Keynes's concern about surplus countries not being required to adjust has proven prescient: the post-Bretton Woods system has repeatedly faced problems where surplus countries (Germany, Japan, China at various times) accumulate reserves without being required to expand domestic demand, forcing the adjustment burden onto deficit countries. The Bancor plan's symmetric adjustment mechanism could have addressed this; its absence from Bretton Woods left a structural vulnerability that persists in international monetary arrangements today.
What happened to the countries that couldn't achieve currency convertibility by 1944's design?
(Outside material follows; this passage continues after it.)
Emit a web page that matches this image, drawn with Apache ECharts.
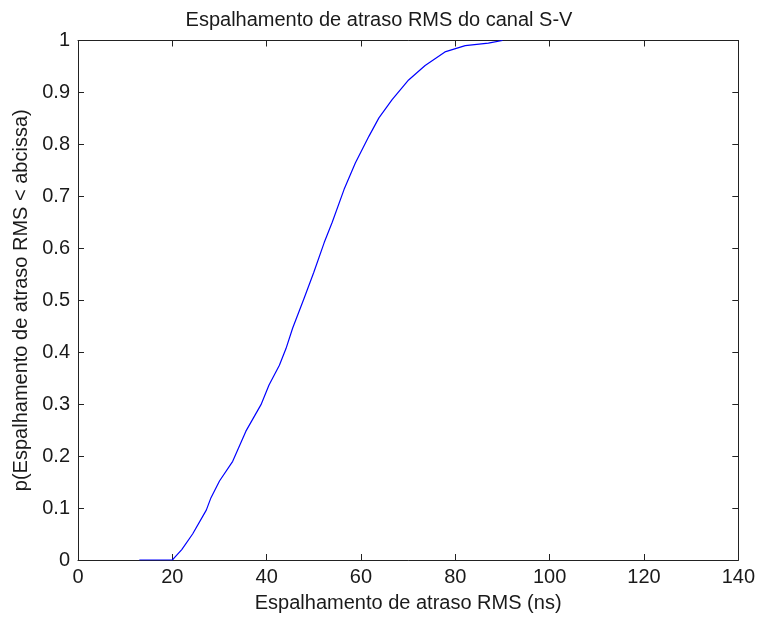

Many countries—particularly European countries devastated by the war—were not ready for currency convertibility in 1944 or even in the late 1940s. The system allowed continuing use of exchange controls during the "transitional period"; European currency convertibility was achieved in December 1958 for most countries. The gap between the system's design and its practical implementation was substantial in the early years.
Related concepts
- The International Gold Standard
- The Depression's Global Dimensions
- The Smoot-Hawley Tariff and Trade Collapse
- The Keynesian Revolution
- Contagion: How Crises Spread
Summary
The Bretton Woods Conference of July 1944 created the international monetary architecture that governed global finance for nearly three decades. Designed explicitly to prevent the 1930s monetary disasters—gold standard deflationary transmission, competitive devaluations, trade wars, balance-of-payments crises—the system pegged the dollar to gold at $35/ounce, fixed other currencies to the dollar, and created the IMF and World Bank as supporting institutions. Keynes's vision of symmetric adjustment obligations was rejected in favor of White's dollar-centered system—a compromise that embedded the structural asymmetry that would contribute to the system's eventual collapse. The system operated effectively through the 1950s and 1960s, supporting the postwar trade expansion; but the Triffin dilemma's structural contradiction—growing demand for dollars requiring growing US deficits—made its long-term sustainability impossible.